## Provided material
## Begin
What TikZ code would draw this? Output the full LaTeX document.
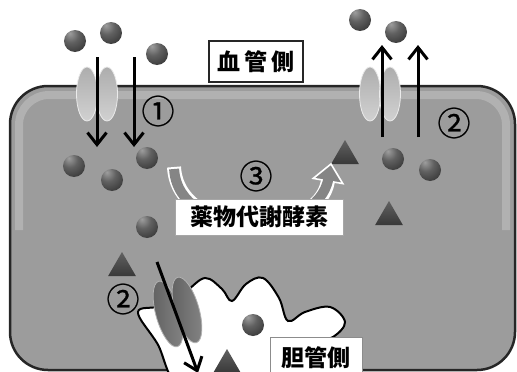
\documentclass[tikz,border=0pt]{standalone}
\usepackage{fontspec}
\newfontfamily\cjk{Noto Sans CJK JP}
\newfontfamily\cjknum[FakeBold=0.7]{Noto Sans CJK JP}
\usepackage{tikz}
\usetikzlibrary{arrows.meta,shapes.geometric}
\definecolor{cellgray}{RGB}{156,156,156}
\pgfdeclareradialshading{sphere}{\pgfpoint{-12bp}{18bp}}{color(0bp)=(black!38); color(18bp)=(black!62); color(40bp)=(black!78); color(50bp)=(black!84); color(100bp)=(black!84)}
\tikzstyle{mol} = [circle, minimum size=22pt, inner sep=0pt, shading=sphere]
\tikzstyle{tri} = [regular polygon, regular polygon sides=3, minimum size=32pt, inner sep=0pt, top color=black!62, bottom color=black!78]
\tikzstyle{pump} = [ellipse, minimum width=21pt, minimum height=54pt, inner sep=0pt, draw=black!8, line width=0.8pt, left color=black!32, right color=black!18, shading angle=0]
\tikzstyle{bpump} = [ellipse, minimum width=24pt, minimum height=68pt, inner sep=0pt, draw=black!30, line width=0.8pt, left color=black!62, right color=black!48]
\tikzstyle{arrow} = [line width=3pt, -{Straight Barb[length=12pt,width=19pt]}]
\tikzstyle{tag} = [rectangle, fill=white, inner sep=0pt, font=\cjk\bfseries\fontsize{23}{23}\selectfont]
\tikzstyle{num} = [font=\cjknum\fontsize{33}{33}\selectfont]

\begin{document}
\begin{tikzpicture}[x=1pt, y=-1pt]
    \useasboundingbox (0,0) rectangle (517,372);
    \clip (0,0) rectangle (517,372);

    % cell body
    \draw[line width=2.5pt, draw=black!85, fill=cellgray, rounded corners=38pt] (10,86) rectangle (515,370);
    \draw[white, opacity=0.22, line width=8pt, rounded corners=30pt] (19,230) -- (19,95) -- (506,95) -- (506,230);

    % bile canaliculus
    \draw[line width=2pt, fill=white] plot[smooth cycle, tension=0.6] coordinates {
        (138,312) (160,306) (185,292) (205,278) (222,289) (232,301) (246,284) (263,278)
        (279,298) (288,321) (305,312) (330,307) (345,322) (333,337) (310,345) (300,395)
        (190,395) (157,343)};

    % transporters
    \node[bpump, rotate=16] (bp1) at (168,314) {};
    \node[bpump, rotate=16] (bp2) at (187,310) {};
    \node[pump] (p1) at (87,94) {};
    \node[pump] (p2) at (107,94) {};
    \node[pump] (p3) at (370,94) {};
    \node[pump] (p4) at (390,94) {};

    % drug molecules
    \node[mol] (m1) at (75,41) {};
    \node[mol] (m2) at (111,33) {};
    \node[mol] (m3) at (157,54) {};
    \node[mol] (m4) at (74,166) {};
    \node[mol] (m5) at (112,180) {};
    \node[mol] (m6) at (147,158) {};
    \node[mol] (m7) at (147,227) {};
    \node[mol] (m8) at (360,20) {};
    \node[mol] (m9) at (396,32) {};
    \node[mol] (m10) at (393,159) {};
    \node[mol] (m11) at (430,170) {};
    \node[mol] (m12) at (253,325) {};

    % metabolites
    \node[tri] (t1) at (345,156) {};
    \node[tri] (t2) at (389,217) {};
    \node[tri] (t3) at (122,268) {};
    \node[tri] (t4) at (227,365) {};

    % metabolism arrow
    \coordinate (ms) at (174,167);
    \coordinate (me) at (328,181);
    \coordinate (mtip) at (331,164);
    \coordinate (mh1) at (342.8,183.6);
    \coordinate (mh2) at (313.2,178.4);
    \draw[white, line width=14pt] (ms) .. controls (178,240) and (318,240) .. (me);
    \filldraw[fill=black!48, draw=white, line width=1.6pt] (mh1) -- (mtip) -- (mh2) -- cycle;
    \draw[black!48, line width=10pt, shorten <=2pt, shorten >=-3pt] (ms) .. controls (178,240) and (318,240) .. (me);

    % labels
    \node[tag, draw=black!85, line width=1.3pt, minimum width=94pt, minimum height=41pt] (blood) at (256,61.5) {血\hspace{4pt}管\hspace{4pt}側};
    \node[tag, draw=black!35, line width=0.8pt, minimum width=168pt, minimum height=36pt] (enzyme) at (259,217) {薬物代謝酵素};
    \node[tag, draw=black!45, line width=0.8pt, minimum width=92pt, minimum height=40pt] (bile) at (316,357.5) {胆管側};

    % transport arrows
    \coordinate (a1s) at (97,57);   \coordinate (a1e) at (97,147);
    \coordinate (a2s) at (134,57);  \coordinate (a2e) at (134,147);
    \coordinate (a3s) at (382,137); \coordinate (a3e) at (382,45);
    \coordinate (a4s) at (418,137); \coordinate (a4e) at (418,45);
    \coordinate (a5s) at (157,262); \coordinate (a5e) at (198,373);
    \draw[arrow] (a1s) -- (a1e);
    \draw[arrow] (a2s) -- (a2e);
    \draw[arrow] (a3s) -- (a3e);
    \draw[arrow] (a4s) -- (a4e);
    \draw[arrow] (a5s) -- (a5e);

    \node[num] (n1) at (158,111) {①};
    \node[num] (n2) at (454,123) {②};
    \node[num] (n3) at (256,176) {③};
    \node[num] (n4) at (123,299) {②};
\end{tikzpicture}
\end{document}
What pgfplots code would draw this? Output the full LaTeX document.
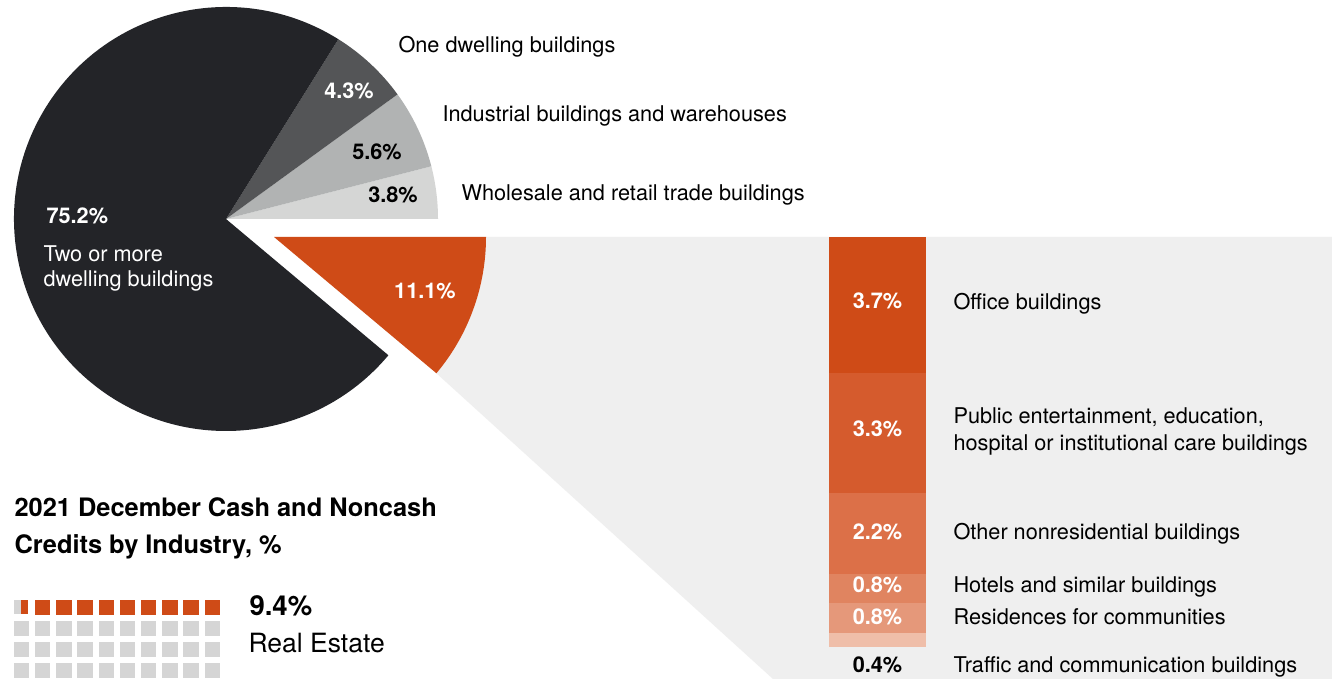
\documentclass[border=0pt]{standalone}
\usepackage{pgfplots}
\pgfplotsset{compat=1.18}
\usepackage{fontspec}
\setmainfont{TeX Gyre Heros}
\definecolor{cdark}{RGB}{35,36,40}
\definecolor{cone}{RGB}{84,85,87}
\definecolor{cind}{RGB}{177,179,179}
\definecolor{cwhole}{RGB}{213,214,213}
\definecolor{corange}{RGB}{207,75,23}
\definecolor{cpub}{RGB}{213,91,45}
\definecolor{cother}{RGB}{220,112,72}
\definecolor{chotel}{RGB}{224,132,96}
\definecolor{cres}{RGB}{229,152,122}
\definecolor{ctraffic}{RGB}{239,190,169}
\definecolor{cbg}{RGB}{239,239,239}
\definecolor{cwaf}{RGB}{213,213,213}
\definecolor{ctext}{RGB}{17,17,17}
\newcommand\lab{\fontsize{21.7}{26}\selectfont}
\newcommand\ttl{\fontsize{25.4}{30}\selectfont\bfseries}
\newcommand\bigf{\fontsize{26.5}{31}\selectfont}
\begin{document}
\begin{tikzpicture}
\begin{axis}[
  name=main, x=1pt, y=1pt, xmin=0, xmax=1332, ymin=0, ymax=679,
  scale only axis, hide axis, clip=false,
  every node/.style={inner sep=0pt, outer sep=0pt, text=ctext}]
\coordinate (BL) at (axis cs:0,0);
\coordinate (TR) at (axis cs:1332,679);
\path[fill=white] (axis cs:0,0) rectangle (axis cs:1332,679);
% grey zoom background
\fill[cbg] (axis cs:486,442) -- (axis cs:1332,442) -- (axis cs:1332,0) -- (axis cs:773,0) -- (axis cs:436.4,305.7) -- cycle;
% pie slices (labelled shares 3.8, 5.6, 4.3, 75.2, 11.1; angles as drawn)
\fill[cwhole] (axis cs:226,460) -- (axis cs:{226+212*cos(0)},{460+212*sin(0)}) arc[start angle=0,end angle=14.4,radius=212] -- cycle;
\fill[cind] (axis cs:226,460) -- (axis cs:{226+212*cos(14.4)},{460+212*sin(14.4)}) arc[start angle=14.4,end angle=36,radius=212] -- cycle;
\fill[cone] (axis cs:226,460) -- (axis cs:{226+212*cos(36)},{460+212*sin(36)}) arc[start angle=36,end angle=58,radius=212] -- cycle;
\fill[cdark] (axis cs:226,460) -- (axis cs:{226+212*cos(58)},{460+212*sin(58)}) arc[start angle=58,end angle=320,radius=212] -- cycle;
\fill[corange] (axis cs:274,442) -- (axis cs:486,442) arc[start angle=0,end angle=-40,radius=212] -- cycle;
% waffle (9.4 of 100 cells)
\addplot[only marks, mark=square*, mark size=7.2pt, color=cwaf] coordinates {
 (21.2,51) (42.4,51) (63.6,51) (84.8,51) (106,51) (127.2,51) (148.4,51) (169.6,51) (190.8,51) (212,51)
 (21.2,30) (42.4,30) (63.6,30) (84.8,30) (106,30) (127.2,30) (148.4,30) (169.6,30) (190.8,30) (212,30)
 (21.2,9) (42.4,9) (63.6,9) (84.8,9) (106,9) (127.2,9) (148.4,9) (169.6,9) (190.8,9) (212,9)};
\addplot[only marks, mark=square*, mark size=7.2pt, color=corange] coordinates {
 (42.4,72) (63.6,72) (84.8,72) (106,72) (127.2,72) (148.4,72) (169.6,72) (190.8,72) (212,72)};
\addplot[fill=cwaf, draw=none, no marks] coordinates {(14,64.8) (21.2,64.8) (21.2,79.2) (14,79.2)} -- cycle;
\addplot[fill=corange, draw=none, no marks] coordinates {(21.2,64.8) (28.4,64.8) (28.4,79.2) (21.2,79.2)} -- cycle;
% pie labels
\node[anchor=base west] at (axis cs:395,626) {\lab One dwelling buildings};
\node[anchor=base west] at (axis cs:439,557) {\lab Industrial buildings and warehouses};
\node[anchor=base west] at (axis cs:458,478) {\lab Wholesale and retail trade buildings};
\node[anchor=base, text=white] at (axis cs:349,580) {\lab\bfseries 4.3\%};
\node[anchor=base] at (axis cs:377,519) {\lab\bfseries 5.6\%};
\node[anchor=base] at (axis cs:393,476) {\lab\bfseries 3.8\%};
\node[anchor=base west, text=white] at (axis cs:43,455) {\lab\bfseries 75.2\%};
\node[anchor=base west, text=white] at (axis cs:40,417) {\lab Two or more};
\node[anchor=base west, text=white] at (axis cs:40,392) {\lab dwelling buildings};
\node[anchor=base, text=white] at (axis cs:425,380) {\lab\bfseries 11.1\%};
% title and waffle legend
\node[anchor=base west] at (axis cs:11,162) {\ttl 2021 December Cash and Noncash};
\node[anchor=base west] at (axis cs:11,125) {\ttl Credits by Industry, \%};
\node[anchor=base west] at (axis cs:246,63) {\fontsize{27.5}{31}\selectfont\bfseries 9.4\%};
\node[anchor=base west] at (axis cs:245,26) {\bigf Real Estate};
% bar label anchors
\coordinate (La) at (axis cs:877.5,370);
\coordinate (Lb) at (axis cs:877.5,242);
\coordinate (Lc) at (axis cs:877.5,139);
\coordinate (Ld) at (axis cs:877.5,86);
\coordinate (Le) at (axis cs:877.5,54);
\node[anchor=base] at (axis cs:877.5,6) {\lab\bfseries 0.4\%};
\node[anchor=base west] at (axis cs:950,369) {\lab Office buildings};
\node[anchor=base west] at (axis cs:950,255) {\lab Public entertainment, education,};
\node[anchor=base west] at (axis cs:950,228) {\lab hospital or institutional care buildings};
\node[anchor=base west] at (axis cs:950,139) {\lab Other nonresidential buildings};
\node[anchor=base west] at (axis cs:950,86) {\lab Hotels and similar buildings};
\node[anchor=base west] at (axis cs:950,54) {\lab Residences for communities};
\node[anchor=base west] at (axis cs:950,6) {\lab Traffic and communication buildings};
\end{axis}
\begin{axis}[
  at={(BL)}, anchor=origin, xshift=829pt, yshift=31.7pt,
  width=97pt, height=410.3pt, scale only axis, hide axis,
  xmin=0, xmax=1, ymin=0, ymax=11.2,
  ybar stacked, bar width=97pt, bar shift=0pt]
\addplot[fill=ctraffic, draw=none] coordinates {(0.5,0.4)};
\addplot[fill=cres, draw=none] coordinates {(0.5,0.8)};
\addplot[fill=chotel, draw=none] coordinates {(0.5,0.8)};
\addplot[fill=cother, draw=none] coordinates {(0.5,2.2)};
\addplot[fill=cpub, draw=none] coordinates {(0.5,3.3)};
\addplot[fill=corange, draw=none] coordinates {(0.5,3.7)};
\end{axis}
\begin{scope}[every node/.style={inner sep=0pt, outer sep=0pt, text=white, anchor=base}]
\node at (La) {\lab\bfseries 3.7\%};
\node at (Lb) {\lab\bfseries 3.3\%};
\node at (Lc) {\lab\bfseries 2.2\%};
\node at (Ld) {\lab\bfseries 0.8\%};
\node at (Le) {\lab\bfseries 0.8\%};
\end{scope}
\pgfresetboundingbox
\useasboundingbox (BL) rectangle (TR);
\end{tikzpicture}
\end{document}
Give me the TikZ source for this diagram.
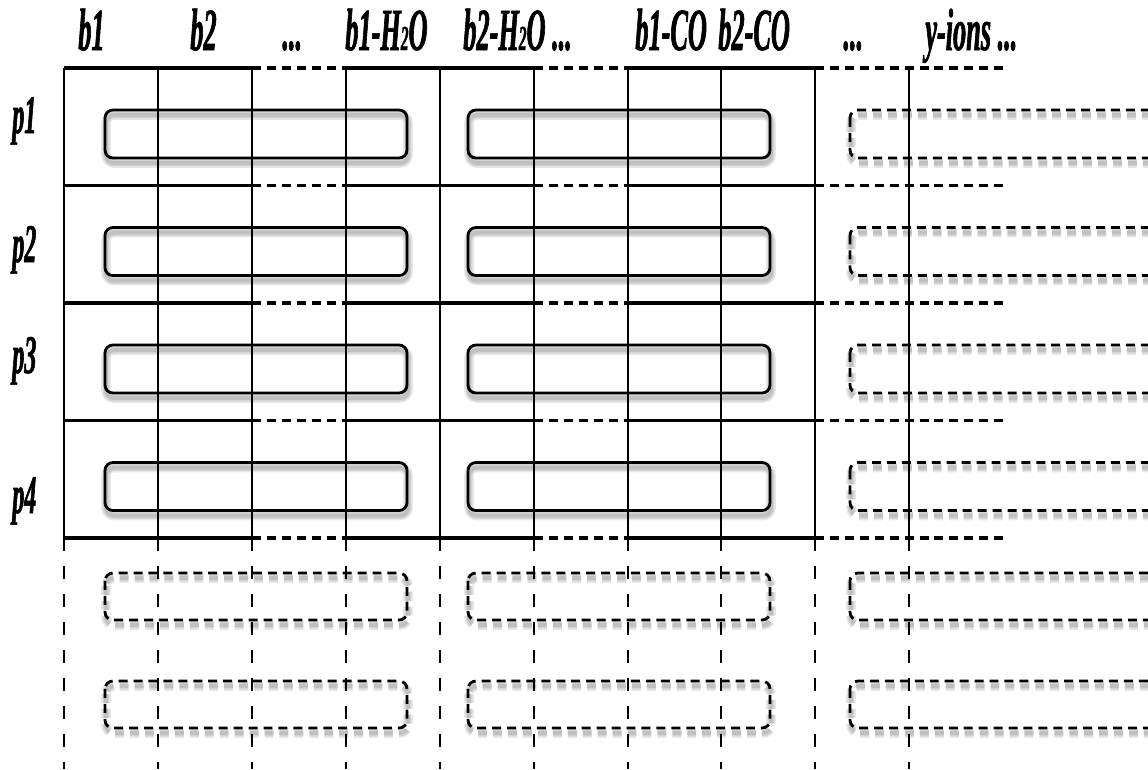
\documentclass[tikz,border=0pt]{standalone}
\usepackage{fontspec}
\newfontfamily\labfont[FakeStretch=0.44,FakeBold=1]{Liberation Serif}
\usepackage{tikz}
\usetikzlibrary{positioning}
\newcommand{\tdots}{...}
\newcommand{\sm}[1]{{\fontsize{20}{20}\selectfont #1}}

\begin{document}
\begin{tikzpicture}[
  x=0.02cm, y=-0.02cm,
  hl/.style={line width=2.2pt},
  vl/.style={line width=1.1pt},
  hdash/.style={dash pattern=on 5.1pt off 3.4pt},
  vdash/.style={dash pattern=on 7.4pt off 8.5pt},
  pbox/.style={line width=1.6pt, rounded corners=4.5pt},
  shade/.style={pbox, line width=#1, draw opacity=0.09, shift={(1,5)}},
  lab/.style={font=\labfont\bfseries\itshape\fontsize{34}{36}\selectfont, anchor=base west, inner sep=0pt},
  rlab/.style={lab, font=\labfont\bfseries\itshape\fontsize{31}{33}\selectfont}
]
\useasboundingbox (0,0) rectangle (1148,769);
\clip (0,0) rectangle (1148,769);

% ion columns
\foreach \i/\x/\t in {1/78/b1, 2/190/b2, 3/282/\tdots, 4/345/{b1-H\sm{2}O},
    5/463/{b2-H\sm{2}O \tdots}, 6/635/b1-CO, 7/718/b2-CO, 8/843/\tdots, 9/925/{y-ions \tdots}}
  \node[lab] (h\i) at (\x,50) {\t};

% peptides
\foreach \i/\y in {1/133,2/262,3/373,4/513}
  \node[rlab] (p\i) at (12,\y) {p\i};

% shadows
\foreach \t in {110,227.5,345,462.5} {
  \foreach \a/\b in {105/407,468/770}
    \foreach \w in {5.5pt,3.8pt,2.2pt}
      \draw[shade=\w] (\a,\t) rectangle (\b,\t+48);
  \foreach \w in {5.5pt,3.8pt,2.2pt}
    \draw[shade=\w, hdash] (850,\t) rectangle (1200,\t+48);
}
\foreach \t in {573,681}
  \foreach \a/\b in {105/407,468/770,850/1200}
    \foreach \w in {5.5pt,3.8pt,2.2pt}
      \draw[shade=\w, hdash] (\a,\t) rectangle (\b,\t+47);

% grid
\foreach \y in {68,185.5,303,420.5,538}
  \foreach \a/\b/\s in {64/252/solid,252/346/hdash,346/534/solid,534/628/hdash,628/815/solid,815/1003/hdash}
    \draw[hl,\s] (\a,\y) -- (\b,\y);
\foreach \x in {64,158,252,346,440,534,628,721,815,909} {
  \draw[vl] (\x,68) -- (\x,538);
  \draw[vl,vdash] (\x,538) -- (\x,769);
}

% boxes
\foreach \t in {110,227.5,345,462.5} {
  \foreach \a/\b in {105/407,468/770}
    \draw[pbox] (\a,\t) rectangle (\b,\t+48);
  \draw[pbox,hdash] (850,\t) rectangle (1200,\t+48);
}
\foreach \t in {573,681}
  \foreach \a/\b in {105/407,468/770,850/1200}
    \draw[pbox,hdash] (\a,\t) rectangle (\b,\t+47);
\end{tikzpicture}
\end{document}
## End
Without the pictures, please reproduce each line of the listing above exactly, from the first one through the line bearing "(506,95) -- (506,230);".

What TikZ code would draw this? Output the full LaTeX document.
\documentclass[tikz,border=0pt]{standalone}
\usepackage{fontspec}
\newfontfamily\cjk{Noto Sans CJK JP}
\newfontfamily\cjknum[FakeBold=0.7]{Noto Sans CJK JP}
\usepackage{tikz}
\usetikzlibrary{arrows.meta,shapes.geometric}
\definecolor{cellgray}{RGB}{156,156,156}
\pgfdeclareradialshading{sphere}{\pgfpoint{-12bp}{18bp}}{color(0bp)=(black!38); color(18bp)=(black!62); color(40bp)=(black!78); color(50bp)=(black!84); color(100bp)=(black!84)}
\tikzstyle{mol} = [circle, minimum size=22pt, inner sep=0pt, shading=sphere]
\tikzstyle{tri} = [regular polygon, regular polygon sides=3, minimum size=32pt, inner sep=0pt, top color=black!62, bottom color=black!78]
\tikzstyle{pump} = [ellipse, minimum width=21pt, minimum height=54pt, inner sep=0pt, draw=black!8, line width=0.8pt, left color=black!32, right color=black!18, shading angle=0]
\tikzstyle{bpump} = [ellipse, minimum width=24pt, minimum height=68pt, inner sep=0pt, draw=black!30, line width=0.8pt, left color=black!62, right color=black!48]
\tikzstyle{arrow} = [line width=3pt, -{Straight Barb[length=12pt,width=19pt]}]
\tikzstyle{tag} = [rectangle, fill=white, inner sep=0pt, font=\cjk\bfseries\fontsize{23}{23}\selectfont]
\tikzstyle{num} = [font=\cjknum\fontsize{33}{33}\selectfont]

\begin{document}
\begin{tikzpicture}[x=1pt, y=-1pt]
    \useasboundingbox (0,0) rectangle (517,372);
    \clip (0,0) rectangle (517,372);

    % cell body
    \draw[line width=2.5pt, draw=black!85, fill=cellgray, rounded corners=38pt] (10,86) rectangle (515,370);
    \draw[white, opacity=0.22, line width=8pt, rounded corners=30pt] (19,230) -- (19,95) -- (506,95) -- (506,230);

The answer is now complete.